Martin Luther King

When nostalgia is impossible

My father was born in 1950. He and his two older brothers were born in Paris, right after the end of WWII. My grandmother’s family had fled Russia on the eve of the Russian revolution and settled in Nice. They lived in Occupied France. Eventually, she ended up in Paris, where she met my grandfather, who’s family had followed a similar trajectory, except via Finland. Both my grandparents lived through WWII; not specifically caught in the front lines, or in the big hotspots, but close enough for those years to have been extremely unpleasant. Poverty, constant fear, uncertainty, and low-key cruelty and spite were part of their daily existence. 6 years of survival, not 6 years of living.

In 1952, my father’s family emigrated to Canada, with close to nothing other than their luggage, to join my grandmother’s brother, who had established himself in Montreal a few years prior. They stayed long enough to become Canadian citizens, but then my grandfather’s role as an eminent proto-deacon (that’s a super duper deacon for all you non Orthodox peeps out there) brought them to Long Island, NY, to be closer to the seat of the Metropolitan of the Orthodox Church of America (aka, the head of the North American branch of Russian Orthodoxy). Therefore, my father grew up as an American. He’d moved back to Montreal by the age of 20, to avoid any possibilities of being drafted in the Vietnam War. From that point on, he has made his life as a proud Canadian.

It’s funny sometimes, listening to him. He can sound very patriotically Russian, chest thumping for the Mother Land; he displays deep knowledge about American history and culture, due to having spent his formative years and education in the USA; and of course a deeper conviction that Canada is by far the best place to live in the world due to our liberal policies, peace, and openness to immigrants.


My father and I are both very similar, and extremely different, which means we easily can push each other’s buttons. I honor him, and most days, I respect him, except when talking about politics and current events: as he gets older, he has adopted the bad habit of avoiding the news, because it makes him anxious, and informing himself based on conversations with people at church. In my opinion, he frequently exhibits an absence of critical thought, relying on trashy biased internet articles, the kind that present opinions as statements of fact, with no supporting arguments or evidence. After innumerable arguments about this, he and I have tacitly agreed to never talk about current events. He doesn’t “like” 99% of the articles or videos I share on Fbk, and now that he has himself a fairly prominent role in the church, he refrains from sharing anything on Fbk related to highly emotional topics, to avoid Fbk trolls. I’m ok with this defacto truce.

One of the few posts on Facebook that my father did like was Billy Crystal’s eulogy to Muhammad Ali. If you haven’t watched it, it is worth a view.

It dawned on me that my father had lived in Ali’s time. As Billy Crystal puts it,

It’s great to look at clips and it’s amazing to have them, but to live in his time, watching his fights, experiencing the genius of his talent, was absolutely extraordinary. Every one of his fights was an aura of a Super Bowl. He did things nobody would do. He predicted the round he would knock somebody out in, and then he would do it! He was funny, he was beautiful, the most perfect athlete you ever saw — and those were his own words.

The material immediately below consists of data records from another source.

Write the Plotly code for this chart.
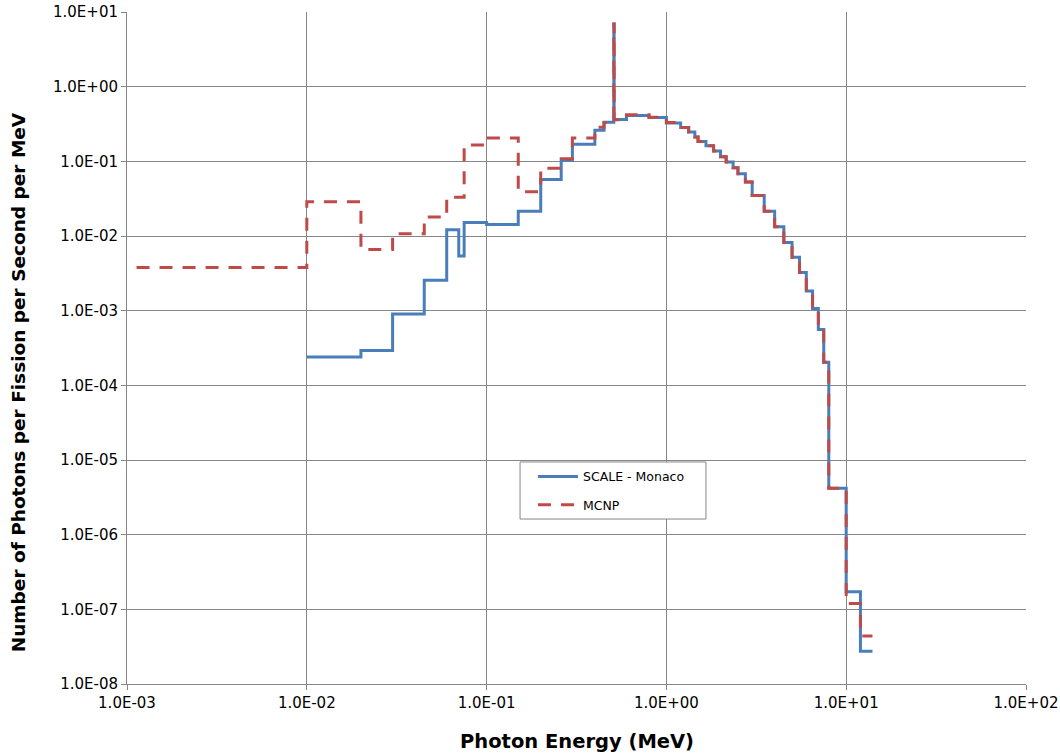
import plotly.graph_objects as go

# ---------------- data ----------------
scale_edges = [0.01, 0.02, 0.03, 0.045, 0.06, 0.07, 0.075, 0.1, 0.15, 0.2,
               0.26, 0.3, 0.4, 0.45, 0.51, 0.512, 0.6, 0.8, 1.0, 1.2,
               1.33, 1.44, 1.5, 1.66, 1.83, 2.0, 2.15, 2.35, 2.5, 2.75,
               3.0, 3.5, 4.0, 4.5, 5.0, 5.5, 6.0, 6.5, 7.0, 7.5,
               8.0, 10.0, 12.0, 14.0]
scale_values = [2.4e-4, 2.93e-4, 9.0e-4, 2.56e-3, 1.21e-2, 5.4e-3, 1.52e-2, 1.43e-2, 2.15e-2, 0.057,
                0.103, 0.17, 0.26, 0.335, 6.9, 0.362, 0.41, 0.385, 0.326, 0.283,
                0.247, 0.211, 0.185, 0.162, 0.137, 0.115, 0.098, 0.082, 0.068, 0.053,
                0.035, 0.0214, 0.0133, 0.0082, 0.0052, 0.00325, 0.00183, 1.07e-3, 5.6e-4, 2.04e-4,
                4.2e-6, 1.72e-7, 2.75e-8]

mcnp_edges = [0.00113, 0.01, 0.02, 0.03, 0.045, 0.06, 0.075, 0.1, 0.15, 0.2,
              0.26, 0.3, 0.4, 0.45, 0.51, 0.512, 0.6, 0.8, 1.0, 1.2,
              1.33, 1.44, 1.5, 1.66, 1.83, 2.0, 2.15, 2.35, 2.5, 2.75,
              3.0, 3.5, 4.0, 4.5, 5.0, 5.5, 6.0, 6.5, 7.0, 7.5,
              8.0, 10.0, 12.0, 14.0]
mcnp_values = [3.8e-3, 2.87e-2, 6.6e-3, 1.07e-2, 1.8e-2, 3.3e-2, 0.165, 0.205, 0.039, 0.081,
               0.108, 0.205, 0.285, 0.33, 6.9, 0.36, 0.42, 0.39, 0.33, 0.283,
               0.247, 0.211, 0.185, 0.162, 0.137, 0.115, 0.098, 0.082, 0.068, 0.053,
               0.035, 0.0214, 0.0133, 0.0082, 0.0052, 0.00325, 0.00183, 1.07e-3, 5.6e-4, 2.04e-4,
               4.2e-6, 1.2e-7, 4.4e-8]

x_tickvals = [1e-3, 1e-2, 1e-1, 1e0, 1e1, 1e2]
x_ticktext = ["1.0E-03", "1.0E-02", "1.0E-01", "1.0E+00", "1.0E+01", "1.0E+02"]
y_tickvals = [1e-8, 1e-7, 1e-6, 1e-5, 1e-4, 1e-3, 1e-2, 1e-1, 1e0, 1e1]
y_ticktext = ["1.0E-08", "1.0E-07", "1.0E-06", "1.0E-05", "1.0E-04",
              "1.0E-03", "1.0E-02", "1.0E-01", "1.0E+00", "1.0E+01"]

x_title = "Photon Energy (MeV)"
y_title = "Number of Photons per Fission per Second per MeV"

FONT = "DejaVu Sans"
GRID = "#868686"

fig = go.Figure()
fig.add_trace(go.Scatter(
    x=scale_edges, y=scale_values + [scale_values[-1]],
    mode="lines", line_shape="hv", name="SCALE - Monaco",
    line=dict(color="#4A7EBB", width=3), legendgroup="a"))
fig.add_trace(go.Scatter(
    x=mcnp_edges, y=mcnp_values + [mcnp_values[-1]],
    mode="lines", line_shape="hv", name="MCNP",
    line=dict(color="#BE4B48", width=3, dash="13px,10px"), legendgroup="b"))

fig.update_layout(
    width=1060, height=755,
    margin=dict(l=127, r=34, t=12, b=71),
    paper_bgcolor="white", plot_bgcolor="white",
    font=dict(family=FONT, size=13, color="black"),
    showlegend=True,
    legend=dict(x=0.4516, y=0.3304, xanchor="left", yanchor="top",
                borderwidth=0, bgcolor="rgba(0,0,0,0)",
                font=dict(family=FONT, size=12.5, color="black"),
                tracegroupgap=9, itemwidth=40),
    shapes=[
        dict(type="rect", xref="paper", yref="paper", layer="above",
             x0=0.4372, x1=0.644, y0=0.2455, y1=0.3304,
             line=dict(color=GRID, width=1), fillcolor="white"),
    ],
    annotations=[
        dict(text="<b>%s</b>" % x_title, xref="paper", yref="paper",
             x=0.5, y=-0.086, xanchor="center", yanchor="middle", showarrow=False,
             font=dict(family=FONT, size=19.5, color="black")),
        dict(text="<b>%s</b>" % y_title, xref="paper", yref="paper",
             x=-0.1212, y=0.449, xanchor="center", yanchor="middle", showarrow=False,
             textangle=-90, font=dict(family=FONT, size=18.5, color="black")),
    ],
)
fig.update_xaxes(
    type="log", range=[-3, 2], automargin=False,
    tickvals=x_tickvals, ticktext=x_ticktext,
    showgrid=True, gridcolor=GRID, gridwidth=1,
    showline=True, linecolor=GRID, linewidth=1,
    ticks="outside", ticklen=5, tickcolor=GRID,
    tickfont=dict(family=FONT, size=15, color="black"),
    zeroline=False,
)
fig.update_yaxes(
    type="log", range=[-8, 1], automargin=False,
    tickvals=y_tickvals, ticktext=y_ticktext,
    showgrid=True, gridcolor=GRID, gridwidth=1,
    showline=True, linecolor=GRID, linewidth=1,
    ticks="outside", ticklen=5, tickcolor=GRID,
    tickfont=dict(family=FONT, size=15, color="black"),
    zeroline=False,
)

fig.write_html("out.html", config={"displayModeBar": False},
               post_script="document.body.style.margin='0';")
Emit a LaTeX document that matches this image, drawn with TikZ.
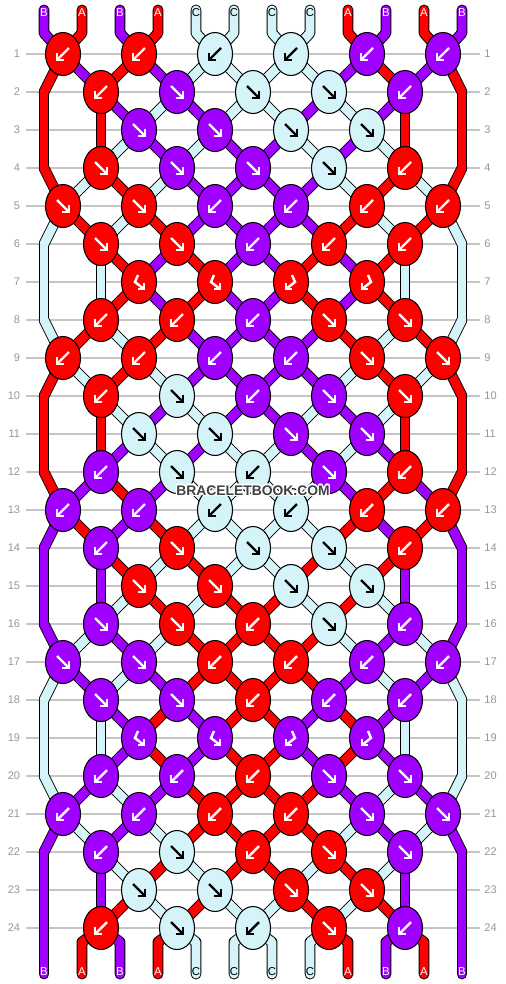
\documentclass[tikz,border=0pt]{standalone}
\usepackage{fontspec}
\setmainfont{Liberation Sans}
\usepackage{contour}
\contourlength{0.7pt}
\usetikzlibrary{shapes.geometric}
\definecolor{colA}{RGB}{255,0,0}
\definecolor{colB}{RGB}{160,0,255}
\definecolor{colC}{RGB}{212,244,250}
\definecolor{rowgray}{RGB}{150,150,150}
\definecolor{markgray}{RGB}{64,64,64}

% x of strand slot #1 in knot row #2, result in #3
\newcommand{\slotx}[3]{%
  \pgfmathtruncatemacro\slotodd{mod(#1,2)}%
  \pgfmathtruncatemacro\slotrow{mod(#2,4)}%
  \ifodd#2\relax
    \pgfmathsetmacro#3{44+38*(#1-1)+(\slotodd==1?19:-19)}%
    \ifnum\slotrow=3
      \ifnum#1=1 \def#3{44}\fi
      \ifnum#1=2 \def#3{101}\fi
      \ifnum#1=11 \def#3{405}\fi
      \ifnum#1=12 \def#3{462}\fi
    \fi
  \else
    \pgfmathsetmacro#3{44+38*(#1-1)+(\slotodd==1?-19:19)}%
    \ifnum#1=1 \def#3{44}\fi
    \ifnum#1=12 \def#3{462}\fi
  \fi}

% arrow inside a knot: F forward, B backward, L/R forward-backward pairs
\newcommand{\knotglyph}[3]{%
  \begin{scope}[shift={(#2)}, glyph, draw=#3]
    \if#1F \draw (-6,-6) -- (6,6); \draw (-1,6) -- (6,6) -- (6,-1); \fi
    \if#1B \draw (6,-6) -- (-6,6); \draw (1,6) -- (-6,6) -- (-6,-1); \fi
    \if#1L \draw (-1,-7) -- (-4,0) -- (5,7); \draw (-1,7) -- (5,7) -- (5,1); \fi
    \if#1R \draw (1,-7) -- (4,0) -- (-5,7); \draw (1,7) -- (-5,7) -- (-5,1); \fi
  \end{scope}}

\begin{document}
\begin{tikzpicture}[x=0.02cm, y=-0.02cm,
  knot/.style={ellipse, draw=black, line width=0.6pt, minimum width=0.7cm, minimum height=0.86cm, inner sep=0pt},
  glyph/.style={line width=1.4pt, line join=miter},
  strand/.style={line cap=round, line join=round},
  rowline/.style={draw=rowgray!55, line width=0.6pt},
  rowlabel/.style={text=rowgray, font=\fontsize{6.3}{7}\selectfont, inner sep=0pt},
  endlabel/.style={font=\fontsize{6.5}{7}\selectfont, inner sep=0pt}]
\useasboundingbox (0,0) rectangle (506,984);

% row numbers and guide lines
\foreach \r in {1,...,24}{
  \node[rowlabel, anchor=east] (ll\r) at (20.5, {54+38*(\r-1)}) {\r};
  \node[rowlabel, anchor=west] (rl\r) at (484, {54+38*(\r-1)}) {\r};
  \draw[rowline, shorten <=0.11cm, shorten >=0.08cm] (ll\r.east) -- (rl\r.west);
}

% strands: colour of each slot below knot row \r
\foreach \pass/\lw in {0/6.2pt, 1/5.1pt}{
\foreach \r/\cols in {
  0/{B,A,B,A,C,C,C,C,A,B,A,B}, 1/{A,B,A,B,C,C,C,C,B,A,B,A},
  2/{A,A,B,C,B,C,C,B,C,B,A,A}, 3/{A,A,C,B,C,B,B,C,B,C,A,A},
  4/{A,C,A,C,B,B,B,B,C,A,C,A}, 5/{C,A,C,A,B,B,B,B,A,C,A,C},
  6/{C,C,A,B,A,B,B,A,B,A,C,C}, 7/{C,C,A,B,A,B,B,A,B,A,C,C},
  8/{C,A,C,A,B,B,B,B,A,C,A,C}, 9/{A,C,A,C,B,B,B,B,C,A,C,A},
  10/{A,A,C,B,C,B,B,C,B,C,A,A}, 11/{A,A,B,C,B,C,C,B,C,B,A,A},
  12/{A,B,A,B,C,C,C,C,B,A,B,A}, 13/{B,A,B,A,C,C,C,C,A,B,A,B},
  14/{B,B,A,C,A,C,C,A,C,A,B,B}, 15/{B,B,C,A,C,A,A,C,A,C,B,B},
  16/{B,C,B,C,A,A,A,A,C,B,C,B}, 17/{C,B,C,B,A,A,A,A,B,C,B,C},
  18/{C,C,B,A,B,A,A,B,A,B,C,C}, 19/{C,C,B,A,B,A,A,B,A,B,C,C},
  20/{C,B,C,B,A,A,A,A,B,C,B,C}, 21/{B,C,B,C,A,A,A,A,C,B,C,B},
  22/{B,B,C,A,C,A,A,C,A,C,B,B}, 23/{B,B,A,C,A,C,C,A,C,A,B,B},
  24/{B,A,B,A,C,C,C,C,A,B,A,B}}{
  \foreach \c [count=\p] in \cols {
    \ifnum\pass=0 \def\sc{black}\else\def\sc{col\c}\fi
    \pgfmathsetmacro\xe{44+38*(\p-1)}
    \ifnum\r=0
      \slotx{\p}{1}{\xb}
      \draw[strand, line width=\lw, draw=\sc] (\xe,10) -- (\xe,33) -- (\xb,54);
    \else\ifnum\r=24
      \slotx{\p}{24}{\xa}
      \draw[strand, line width=\lw, draw=\sc] (\xa,928) -- (\xe,942) -- (\xe,974);
    \else
      \pgfmathtruncatemacro\rn{\r+1}
      \slotx{\p}{\r}{\xa}
      \slotx{\p}{\rn}{\xb}
      \draw[strand, line width=\lw, draw=\sc] (\xa,{54+38*(\r-1)}) -- (\xb,{54+38*\r});
    \fi\fi
  }}}

% knots: colour/type
\foreach \r/\knots in {
  1/{A/B,A/B,C/B,C/B,B/B,B/B}, 2/{A/B,B/F,C/F,C/F,B/B},
  3/{B/F,B/F,C/F,C/F}, 4/{A/F,B/F,B/F,C/F,A/B},
  5/{A/F,A/F,B/B,B/B,A/B,A/B}, 6/{A/F,A/F,B/B,A/B,A/B},
  7/{A/L,A/L,A/R,A/R}, 8/{A/B,A/B,B/B,A/F,A/F},
  9/{A/B,A/B,B/B,B/B,A/F,A/F}, 10/{A/B,C/F,B/B,B/F,A/F},
  11/{C/F,C/F,B/F,B/F}, 12/{B/B,C/F,C/B,B/F,A/B},
  13/{B/B,B/B,C/B,C/B,A/B,A/B}, 14/{B/B,A/F,C/F,C/F,A/B},
  15/{A/F,A/F,C/F,C/F}, 16/{B/F,A/F,A/B,C/F,B/B},
  17/{B/F,B/F,A/B,A/B,B/B,B/B}, 18/{B/F,B/F,A/B,B/B,B/B},
  19/{B/L,B/L,B/R,B/R}, 20/{B/B,B/B,A/B,B/F,B/F},
  21/{B/B,B/B,A/B,A/B,B/F,B/F}, 22/{B/B,C/F,A/B,A/F,B/F},
  23/{C/F,C/F,A/F,A/F}, 24/{A/B,C/F,C/B,A/F,B/B}}{
  \pgfmathtruncatemacro\rm{mod(\r,4)}
  \ifodd\r\relax
    \ifnum\rm=1 \def\xs{63}\else\def\xs{139}\fi
  \else
    \def\xs{101}
  \fi
  \foreach \kc/\kt [count=\i] in \knots {
    \def\gc{white}\if\kc C\def\gc{black}\fi
    \node[knot, fill=col\kc] (k\r-\i) at ({\xs+76*(\i-1)}, {54+38*(\r-1)}) {};
    \knotglyph{\kt}{k\r-\i}{\gc}
  }}

% thread letters
\foreach \c [count=\p] in {B,A,B,A,C,C,C,C,A,B,A,B}{
  \def\tc{white}\if\c C\def\tc{black}\fi
  \node[endlabel, text=\tc] (top\p) at ({44+38*(\p-1)}, 12.5) {\c};
  \node[endlabel, text=\tc] (bot\p) at ({44+38*(\p-1)}, 972) {\c};
}

\node[font=\bfseries\fontsize{7.9}{9}\selectfont, text=markgray, inner sep=0pt] (mark) at (253,491) {\contour{white}{BRACELETBOOK.COM}};
\end{tikzpicture}
\end{document}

But he was so much more than a fighter as time went on, with Bobby Kennedy gone, Martin Luther King gone, Malcolm X gone, who was there to relate to when Vietnam exploded in our face? There were millions of young men my age eligible for the draft for a war we didn’t believe in, all of us huddled on the conveyor belt that was rapidly feeding the war machine. But it was Ali who stood up for us by standing up for himself.

And after he was stripped of the title, and the right to fight anywhere in the world, he gave speeches at colleges and on television that totally reached me. He seemed as comfortable talking to kings and queens as the lost and unrequited. He never lost his sense of humor even as he lost everything else. He was always himself: willing to give up everything for what he believed in.

My father lived in Ali’s time. My father was one of those people that could relate to Ali, one of those young men that gave up a lot to avoid fighting a war they disagreed with. One of those people that witnessed and followed Ali’s impact on American society.

My father posted these two pictures on Friday, taken on a trip last year to Atlanta, without comment.

It must be bizarre to be my father, right now. My father was 18 when MLK was assassinated. My father lived through those times of extreme change. He saw America shift from terrible to better. And now America has slid undeniably back to terrible. Back to terrible, with no MLK and no Ali to guide people and effect change. Only Trump.

I can’t find the words to describe my feelings about the events of this past week. But I would have even less if, like my father, I had witnessed a period of history where there was a reasonable hope that America truly would be great and had the tools, the motivation, and the ability to overcome the crippling hatred pervasive in the country. Instead, America has repeatedly and consistently chosen hatred, when it had the opportunity and was on the track to choosing peace.

It begs the question: where are all the other Americans, who like my daddy, witnessed MLK and Ali? Are they silent? Too upset to have a voice? Where have they been all these years?